I think ergo sum

I think there must be almost zero tolerance for “intellectual” discussion of any sort in the educational atmosphere here in the sandy wastelands. It seems that such talk is perceived as toxic, unnecessary and, dare we say, downright dangerous to ‘learning’. Consequently, there is a significant problem for anyone who seeks to move education away from its emphasis on classroom “techniques and tactics” and toward the “intellectual reasoning-through of important content.” What is more, “intellectuality” and its significance to learning and instruction cannot easily be understood, assessed or transmitted. There is a developmental process necessary here.
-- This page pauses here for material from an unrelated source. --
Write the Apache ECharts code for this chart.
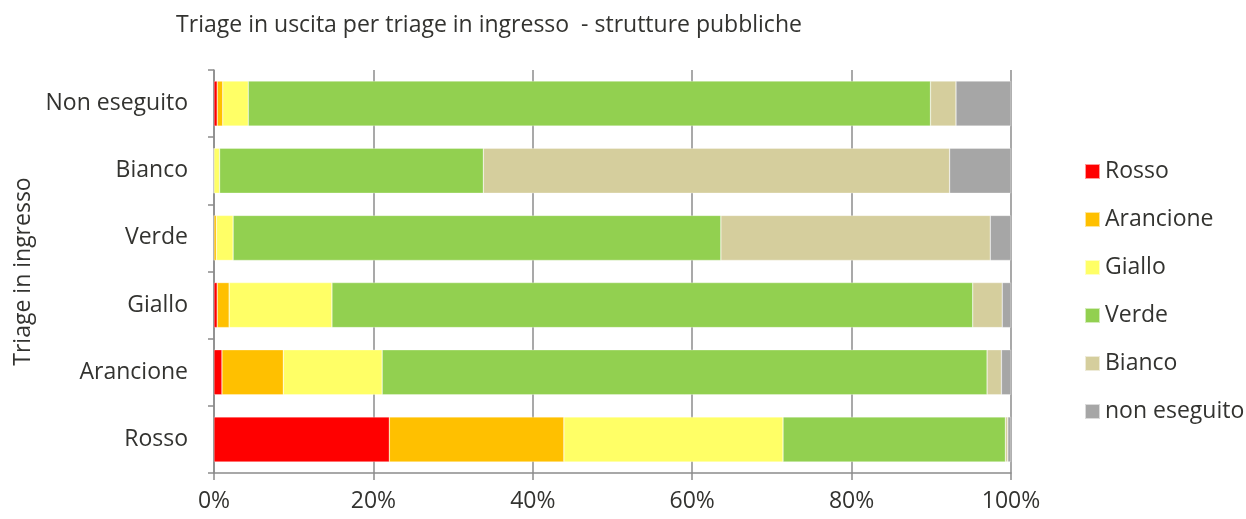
<!DOCTYPE html>
<html>
<head>
<meta charset="utf-8">
<script src="https://cdn.jsdelivr.net/npm/echarts@6/dist/echarts.min.js"></script>
<style>html,body{margin:0;padding:0;background:#fff}#c{width:1246px;height:519px}</style>
</head>
<body>
<div id="c"></div>
<script>
const categories = ['Rosso', 'Arancione', 'Giallo', 'Verde', 'Bianco', 'Non eseguito'];
const seriesNames = ['Rosso', 'Arancione', 'Giallo', 'Verde', 'Bianco', 'non eseguito'];
const rosso      = [22.0, 1.0, 0.4, 0.0, 0.0, 0.4];
const arancione  = [21.9, 7.7, 1.5, 0.3, 0.0, 0.7];
const giallo     = [27.5, 12.4, 12.9, 2.1, 0.7, 3.2];
const verde      = [27.9, 75.9, 80.4, 61.2, 33.1, 85.6];
const bianco     = [0.3, 1.8, 3.7, 33.8, 58.5, 3.2];
const nonEseguito = [0.4, 1.2, 1.1, 2.6, 7.7, 6.9];
const xTicks = [0, 20, 40, 60, 80, 100];

const colors = ['#FF0000', '#FFC000', '#FFFF66', '#92D050', '#D5CE9D', '#A6A6A6'];
const values = [rosso, arancione, giallo, verde, bianco, nonEseguito];
const font = 'Open Sans';
const txt = '#333330';
const fs = 23;

const chart = echarts.init(document.getElementById('c'));
chart.setOption({
  animation: false,
  title: {
    text: 'Triage in uscita per triage in ingresso  - strutture pubbliche',
    left: 484, top: 9, textAlign: 'center',
    textStyle: { fontFamily: font, fontSize: fs, fontWeight: 'normal', color: txt }
  },
  legend: {
    orient: 'vertical', left: 1079, top: 155,
    itemWidth: 15, itemHeight: 15, itemGap: 25,
    icon: 'rect',
    textStyle: { fontFamily: font, fontSize: fs, lineHeight: 23, color: txt },
    data: seriesNames
  },
  grid: { left: 214, right: 235, top: 70, bottom: 46, containLabel: false },
  xAxis: {
    type: 'value', min: 0, max: 100, interval: 20,
    axisLine: { show: true, lineStyle: { color: '#8c8c8c', width: 1.5 } },
    axisTick: { show: true, length: 7, lineStyle: { color: '#8c8c8c', width: 1.5 } },
    splitLine: { show: true, lineStyle: { color: '#8c8c8c', width: 1.5 } },
    axisLabel: { formatter: v => v + '%', fontFamily: font, fontSize: fs, color: txt, margin: 17 }
  },
  yAxis: {
    type: 'category', data: categories,
    name: 'Triage in ingresso', nameLocation: 'middle', nameGap: 174,
    nameTextStyle: { fontFamily: font, fontSize: fs, color: txt },
    axisLine: { show: true, lineStyle: { color: '#8c8c8c', width: 1.5 } },
    axisTick: { show: true, length: 6, lineStyle: { color: '#8c8c8c', width: 1.5 } },
    axisLabel: { fontFamily: font, fontSize: fs, color: txt, margin: 26 }
  },
  series: seriesNames.map((n, i) => ({
    name: n, type: 'bar', stack: 'all', barWidth: 45,
    itemStyle: { color: colors[i], borderColor: 'rgba(255,255,255,0.6)', borderWidth: 0.5 },
    data: values[i]
  }))
});
</script>
</body>
</html>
To understand intellectual work, it is essential to understand reasoning as an intellectual process. To understand reasoning, in turn, it is essential to understand basic structures integral to it — for example, assumptions, inferences, and implications. Moreover, to understand these structures, it is essential to understand intellectual criteria crucial to the assessment of these structures in action. Finally, one understands all of this only by becoming intellectually disciplined oneself. This is not, of course, a matter of becoming an “intellectual” in some snobbish sense of the word. My students are only interested in ‘passing’. The staging post is defined, theirs is not an interest in the process, or even the principle, merely the acquisition of the necessary piece of paper, thus for them the concept of “intellectuality” has no meaning and often, when invited to think for themselves, it produces nothing more than irritation. Except for the one or two, who are willing to peer through the gloom and catch a glimpse of something more exciting, abstract, beautiful, diffuse or unreal. Raise a glass – the smooth, the blushful Hippocrene, to them and listen with them for the song of the nightingale. It’s been a particularly good year for Hippocrene.